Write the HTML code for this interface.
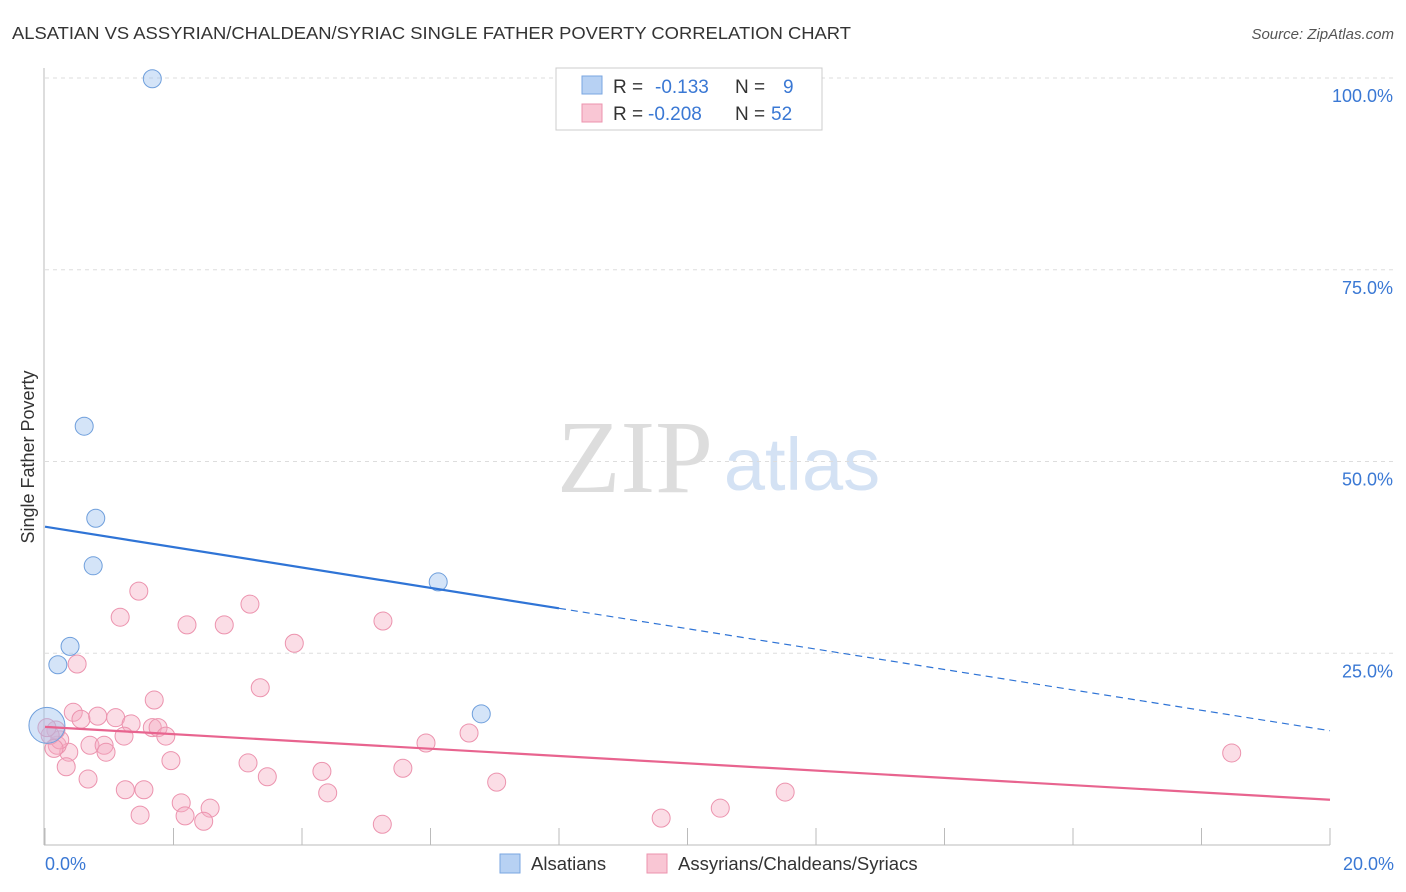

...

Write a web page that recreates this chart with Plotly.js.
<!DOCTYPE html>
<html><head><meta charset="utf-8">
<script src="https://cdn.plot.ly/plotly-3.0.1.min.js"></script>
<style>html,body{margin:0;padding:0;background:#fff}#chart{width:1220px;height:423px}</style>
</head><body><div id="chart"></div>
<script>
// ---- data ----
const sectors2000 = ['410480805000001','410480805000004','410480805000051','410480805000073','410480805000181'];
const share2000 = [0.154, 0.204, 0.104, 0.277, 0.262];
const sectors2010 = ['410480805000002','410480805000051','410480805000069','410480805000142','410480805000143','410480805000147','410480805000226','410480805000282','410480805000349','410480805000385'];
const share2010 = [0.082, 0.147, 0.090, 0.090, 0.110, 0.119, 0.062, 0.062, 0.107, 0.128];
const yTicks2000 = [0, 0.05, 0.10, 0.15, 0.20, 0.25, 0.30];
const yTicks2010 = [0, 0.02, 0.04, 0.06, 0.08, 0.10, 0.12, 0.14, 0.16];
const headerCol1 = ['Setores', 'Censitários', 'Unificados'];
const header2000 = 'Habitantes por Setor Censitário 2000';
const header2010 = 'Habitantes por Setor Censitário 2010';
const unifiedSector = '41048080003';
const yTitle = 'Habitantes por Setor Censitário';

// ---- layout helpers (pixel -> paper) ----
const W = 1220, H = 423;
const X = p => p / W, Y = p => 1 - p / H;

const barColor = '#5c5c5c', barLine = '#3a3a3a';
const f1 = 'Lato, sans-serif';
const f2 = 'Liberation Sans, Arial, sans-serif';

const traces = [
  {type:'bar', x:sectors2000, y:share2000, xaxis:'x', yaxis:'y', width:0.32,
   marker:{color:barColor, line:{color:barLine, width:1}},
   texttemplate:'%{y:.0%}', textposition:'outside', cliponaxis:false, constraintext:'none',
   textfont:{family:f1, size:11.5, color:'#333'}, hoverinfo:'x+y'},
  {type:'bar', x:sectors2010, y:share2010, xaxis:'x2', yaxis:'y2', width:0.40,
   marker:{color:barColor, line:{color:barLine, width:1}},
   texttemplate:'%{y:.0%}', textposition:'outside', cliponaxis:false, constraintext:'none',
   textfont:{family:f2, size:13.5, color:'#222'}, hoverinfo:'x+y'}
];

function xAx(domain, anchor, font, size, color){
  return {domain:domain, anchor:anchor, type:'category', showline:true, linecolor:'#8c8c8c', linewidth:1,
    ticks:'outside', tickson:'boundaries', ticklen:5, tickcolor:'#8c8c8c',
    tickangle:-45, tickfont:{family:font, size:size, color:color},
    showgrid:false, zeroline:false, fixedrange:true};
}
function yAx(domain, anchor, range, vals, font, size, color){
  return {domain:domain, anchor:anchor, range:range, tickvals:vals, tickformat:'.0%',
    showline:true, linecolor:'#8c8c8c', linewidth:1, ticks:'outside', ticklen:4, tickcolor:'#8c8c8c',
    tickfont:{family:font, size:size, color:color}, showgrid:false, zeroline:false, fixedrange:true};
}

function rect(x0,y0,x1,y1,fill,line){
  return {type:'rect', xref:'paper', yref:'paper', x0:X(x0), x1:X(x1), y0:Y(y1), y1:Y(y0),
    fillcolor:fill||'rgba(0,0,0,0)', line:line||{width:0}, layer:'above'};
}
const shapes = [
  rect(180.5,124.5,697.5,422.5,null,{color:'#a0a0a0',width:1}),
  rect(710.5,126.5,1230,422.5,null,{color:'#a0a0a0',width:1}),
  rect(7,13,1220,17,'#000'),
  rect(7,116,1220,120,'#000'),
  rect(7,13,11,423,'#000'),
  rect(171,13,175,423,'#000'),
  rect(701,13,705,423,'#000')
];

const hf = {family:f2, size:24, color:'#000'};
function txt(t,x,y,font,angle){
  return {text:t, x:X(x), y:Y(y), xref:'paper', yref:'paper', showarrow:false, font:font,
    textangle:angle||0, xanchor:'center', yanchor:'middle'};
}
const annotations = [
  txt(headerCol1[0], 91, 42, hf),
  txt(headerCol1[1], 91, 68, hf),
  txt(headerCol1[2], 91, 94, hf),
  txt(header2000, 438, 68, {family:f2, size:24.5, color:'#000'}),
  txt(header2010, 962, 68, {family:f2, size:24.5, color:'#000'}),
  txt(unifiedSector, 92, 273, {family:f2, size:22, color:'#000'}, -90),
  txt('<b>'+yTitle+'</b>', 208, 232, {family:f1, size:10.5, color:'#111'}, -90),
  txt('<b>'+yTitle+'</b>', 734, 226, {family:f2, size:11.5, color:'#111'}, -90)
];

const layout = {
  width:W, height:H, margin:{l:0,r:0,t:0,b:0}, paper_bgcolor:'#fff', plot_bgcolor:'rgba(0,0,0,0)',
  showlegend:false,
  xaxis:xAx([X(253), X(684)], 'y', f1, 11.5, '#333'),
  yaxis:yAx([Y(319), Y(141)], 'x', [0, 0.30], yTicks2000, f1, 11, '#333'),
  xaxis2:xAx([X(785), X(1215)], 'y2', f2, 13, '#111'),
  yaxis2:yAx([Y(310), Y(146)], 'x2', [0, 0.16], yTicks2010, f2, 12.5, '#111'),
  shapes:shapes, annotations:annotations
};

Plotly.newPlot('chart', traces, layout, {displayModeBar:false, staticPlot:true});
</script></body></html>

--

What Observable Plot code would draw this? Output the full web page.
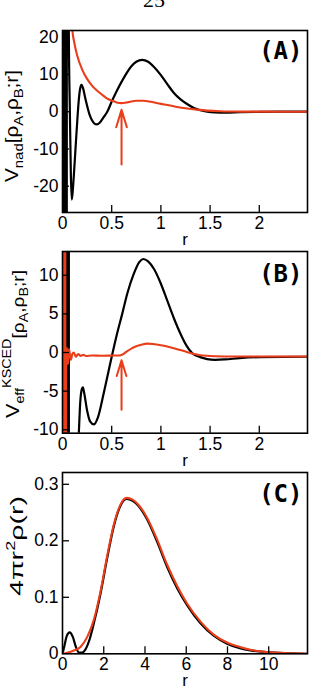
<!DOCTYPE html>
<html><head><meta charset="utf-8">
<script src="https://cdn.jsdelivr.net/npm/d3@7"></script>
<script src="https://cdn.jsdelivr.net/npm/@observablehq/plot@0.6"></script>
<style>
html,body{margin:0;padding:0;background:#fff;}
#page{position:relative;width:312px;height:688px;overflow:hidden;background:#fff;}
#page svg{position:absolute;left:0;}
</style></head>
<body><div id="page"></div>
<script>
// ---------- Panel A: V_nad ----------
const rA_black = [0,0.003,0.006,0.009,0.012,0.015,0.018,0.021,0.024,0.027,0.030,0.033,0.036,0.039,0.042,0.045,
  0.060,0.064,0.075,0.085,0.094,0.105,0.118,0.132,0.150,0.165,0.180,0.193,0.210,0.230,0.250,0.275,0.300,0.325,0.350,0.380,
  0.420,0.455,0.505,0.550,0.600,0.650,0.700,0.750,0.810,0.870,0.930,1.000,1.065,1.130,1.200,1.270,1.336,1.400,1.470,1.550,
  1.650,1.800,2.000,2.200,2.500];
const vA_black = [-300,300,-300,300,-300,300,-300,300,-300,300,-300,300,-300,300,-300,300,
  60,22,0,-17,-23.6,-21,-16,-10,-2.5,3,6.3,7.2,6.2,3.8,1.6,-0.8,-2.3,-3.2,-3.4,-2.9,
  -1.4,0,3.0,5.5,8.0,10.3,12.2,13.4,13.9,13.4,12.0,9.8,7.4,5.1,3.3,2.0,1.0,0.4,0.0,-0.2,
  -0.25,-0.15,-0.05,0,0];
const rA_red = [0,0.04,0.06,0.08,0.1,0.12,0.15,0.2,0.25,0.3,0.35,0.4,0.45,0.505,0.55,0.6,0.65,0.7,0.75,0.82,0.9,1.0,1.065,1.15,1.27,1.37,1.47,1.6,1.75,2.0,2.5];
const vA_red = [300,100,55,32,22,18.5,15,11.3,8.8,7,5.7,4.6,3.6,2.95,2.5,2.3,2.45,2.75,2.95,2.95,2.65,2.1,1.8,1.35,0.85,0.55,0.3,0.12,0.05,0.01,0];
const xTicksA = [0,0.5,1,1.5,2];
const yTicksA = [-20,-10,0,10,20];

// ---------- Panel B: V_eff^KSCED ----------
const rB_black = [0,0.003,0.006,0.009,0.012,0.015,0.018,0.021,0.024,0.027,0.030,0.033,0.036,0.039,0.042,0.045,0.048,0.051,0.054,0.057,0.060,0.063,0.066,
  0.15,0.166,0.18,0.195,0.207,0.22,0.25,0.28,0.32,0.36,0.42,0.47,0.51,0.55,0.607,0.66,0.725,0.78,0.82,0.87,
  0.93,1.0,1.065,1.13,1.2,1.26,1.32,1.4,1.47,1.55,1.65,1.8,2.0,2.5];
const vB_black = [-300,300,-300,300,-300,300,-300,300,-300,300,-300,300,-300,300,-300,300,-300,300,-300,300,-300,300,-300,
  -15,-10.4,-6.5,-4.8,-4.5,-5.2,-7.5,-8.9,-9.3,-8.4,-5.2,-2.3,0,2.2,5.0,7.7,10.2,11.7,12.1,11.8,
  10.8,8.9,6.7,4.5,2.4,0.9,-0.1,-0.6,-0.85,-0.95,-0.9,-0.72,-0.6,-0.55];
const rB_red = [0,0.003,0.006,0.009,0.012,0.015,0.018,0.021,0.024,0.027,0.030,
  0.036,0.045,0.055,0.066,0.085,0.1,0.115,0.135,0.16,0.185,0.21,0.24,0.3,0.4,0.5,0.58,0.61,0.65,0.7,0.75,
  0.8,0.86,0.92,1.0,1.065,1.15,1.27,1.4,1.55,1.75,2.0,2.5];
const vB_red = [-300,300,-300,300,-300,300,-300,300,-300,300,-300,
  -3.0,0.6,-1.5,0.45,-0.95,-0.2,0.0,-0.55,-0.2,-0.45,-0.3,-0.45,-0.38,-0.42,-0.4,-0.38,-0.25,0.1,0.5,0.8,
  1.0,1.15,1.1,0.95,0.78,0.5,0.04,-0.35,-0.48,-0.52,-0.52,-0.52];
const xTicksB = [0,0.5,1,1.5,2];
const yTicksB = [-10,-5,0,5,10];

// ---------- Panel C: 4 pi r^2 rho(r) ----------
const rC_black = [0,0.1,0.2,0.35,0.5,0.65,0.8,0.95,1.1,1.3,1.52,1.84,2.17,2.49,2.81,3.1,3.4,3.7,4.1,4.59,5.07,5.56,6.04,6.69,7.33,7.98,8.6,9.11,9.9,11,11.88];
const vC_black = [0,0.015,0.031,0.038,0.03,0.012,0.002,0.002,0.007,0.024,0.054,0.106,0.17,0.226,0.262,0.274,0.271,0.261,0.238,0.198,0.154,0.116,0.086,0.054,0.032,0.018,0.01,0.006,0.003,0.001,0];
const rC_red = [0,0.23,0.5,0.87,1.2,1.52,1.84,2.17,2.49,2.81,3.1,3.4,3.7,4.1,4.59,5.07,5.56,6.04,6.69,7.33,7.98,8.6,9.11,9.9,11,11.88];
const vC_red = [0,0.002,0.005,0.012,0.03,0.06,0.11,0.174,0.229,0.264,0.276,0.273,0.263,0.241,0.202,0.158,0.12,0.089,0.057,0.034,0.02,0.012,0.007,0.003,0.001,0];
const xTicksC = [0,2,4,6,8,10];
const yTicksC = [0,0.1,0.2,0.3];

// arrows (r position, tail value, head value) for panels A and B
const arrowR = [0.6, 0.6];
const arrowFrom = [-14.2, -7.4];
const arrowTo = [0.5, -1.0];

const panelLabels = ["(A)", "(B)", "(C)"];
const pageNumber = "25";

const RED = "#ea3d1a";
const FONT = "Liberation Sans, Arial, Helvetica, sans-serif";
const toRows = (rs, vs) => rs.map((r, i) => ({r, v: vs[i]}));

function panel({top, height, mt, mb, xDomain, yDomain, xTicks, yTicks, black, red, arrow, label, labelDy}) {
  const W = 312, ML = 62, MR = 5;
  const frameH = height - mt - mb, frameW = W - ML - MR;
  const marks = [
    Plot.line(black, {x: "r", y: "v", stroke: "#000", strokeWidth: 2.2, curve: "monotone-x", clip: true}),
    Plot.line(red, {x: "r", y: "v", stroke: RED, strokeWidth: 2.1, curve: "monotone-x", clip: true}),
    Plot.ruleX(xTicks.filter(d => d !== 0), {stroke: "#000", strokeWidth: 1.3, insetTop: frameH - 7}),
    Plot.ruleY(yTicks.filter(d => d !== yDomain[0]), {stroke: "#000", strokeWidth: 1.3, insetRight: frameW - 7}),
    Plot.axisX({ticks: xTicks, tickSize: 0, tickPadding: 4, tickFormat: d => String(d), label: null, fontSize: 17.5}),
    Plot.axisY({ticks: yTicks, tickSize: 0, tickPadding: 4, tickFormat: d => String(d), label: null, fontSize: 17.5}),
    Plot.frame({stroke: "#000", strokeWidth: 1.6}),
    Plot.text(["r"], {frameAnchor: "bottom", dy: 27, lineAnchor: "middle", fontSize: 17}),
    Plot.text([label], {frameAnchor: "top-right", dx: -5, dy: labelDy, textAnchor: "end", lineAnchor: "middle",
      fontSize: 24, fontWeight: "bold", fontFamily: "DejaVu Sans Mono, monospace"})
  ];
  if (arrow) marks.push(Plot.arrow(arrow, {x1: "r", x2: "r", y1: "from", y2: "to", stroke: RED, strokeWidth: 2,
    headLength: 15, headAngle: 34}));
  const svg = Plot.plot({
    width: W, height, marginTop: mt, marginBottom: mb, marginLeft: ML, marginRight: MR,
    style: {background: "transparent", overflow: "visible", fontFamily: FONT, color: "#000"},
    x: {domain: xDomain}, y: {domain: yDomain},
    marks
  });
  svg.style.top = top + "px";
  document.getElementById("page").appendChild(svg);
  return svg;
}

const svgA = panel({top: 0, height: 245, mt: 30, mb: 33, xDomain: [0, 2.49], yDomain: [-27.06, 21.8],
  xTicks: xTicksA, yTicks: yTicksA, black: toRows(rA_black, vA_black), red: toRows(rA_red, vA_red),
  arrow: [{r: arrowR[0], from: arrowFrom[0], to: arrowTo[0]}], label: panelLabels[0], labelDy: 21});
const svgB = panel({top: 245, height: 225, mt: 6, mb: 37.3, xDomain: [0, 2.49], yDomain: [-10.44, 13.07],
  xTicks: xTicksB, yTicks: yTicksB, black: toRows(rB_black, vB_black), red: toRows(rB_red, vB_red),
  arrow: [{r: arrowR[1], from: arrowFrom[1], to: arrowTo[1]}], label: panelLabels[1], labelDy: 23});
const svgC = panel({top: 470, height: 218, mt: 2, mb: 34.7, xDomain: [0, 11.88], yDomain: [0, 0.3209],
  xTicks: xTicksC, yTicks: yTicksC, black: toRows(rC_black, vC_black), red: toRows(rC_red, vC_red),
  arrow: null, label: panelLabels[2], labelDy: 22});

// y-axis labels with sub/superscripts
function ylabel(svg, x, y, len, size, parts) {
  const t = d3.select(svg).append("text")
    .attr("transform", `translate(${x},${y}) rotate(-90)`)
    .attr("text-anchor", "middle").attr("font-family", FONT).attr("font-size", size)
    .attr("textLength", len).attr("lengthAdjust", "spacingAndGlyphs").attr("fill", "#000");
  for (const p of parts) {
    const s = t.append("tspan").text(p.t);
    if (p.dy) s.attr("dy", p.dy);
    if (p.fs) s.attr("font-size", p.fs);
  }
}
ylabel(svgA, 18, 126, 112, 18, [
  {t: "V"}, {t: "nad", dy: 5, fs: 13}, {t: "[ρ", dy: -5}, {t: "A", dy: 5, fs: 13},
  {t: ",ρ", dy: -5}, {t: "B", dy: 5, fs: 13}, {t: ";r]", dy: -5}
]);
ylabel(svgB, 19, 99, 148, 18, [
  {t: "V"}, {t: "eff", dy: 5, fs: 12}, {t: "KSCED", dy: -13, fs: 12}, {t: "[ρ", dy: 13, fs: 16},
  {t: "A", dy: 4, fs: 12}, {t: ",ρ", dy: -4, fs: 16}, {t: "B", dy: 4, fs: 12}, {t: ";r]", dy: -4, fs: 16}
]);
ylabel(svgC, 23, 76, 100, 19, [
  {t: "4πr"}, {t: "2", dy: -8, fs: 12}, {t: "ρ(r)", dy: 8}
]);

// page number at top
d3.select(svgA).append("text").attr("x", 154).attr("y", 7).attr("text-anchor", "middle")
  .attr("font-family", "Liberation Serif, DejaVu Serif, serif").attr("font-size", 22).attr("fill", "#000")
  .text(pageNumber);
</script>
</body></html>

INSTRUCTION: Lines of the material that contain the word "chart" are to be gathered.

TASK RESULT:
Write a web page that recreates this chart with Plotly.js.
<style>html,body{margin:0;padding:0;background:#fff}#chart{width:1220px;height:423px}</style>
</head><body><div id="chart"></div>
Plotly.newPlot('chart', traces, layout, {displayModeBar:false, staticPlot:true});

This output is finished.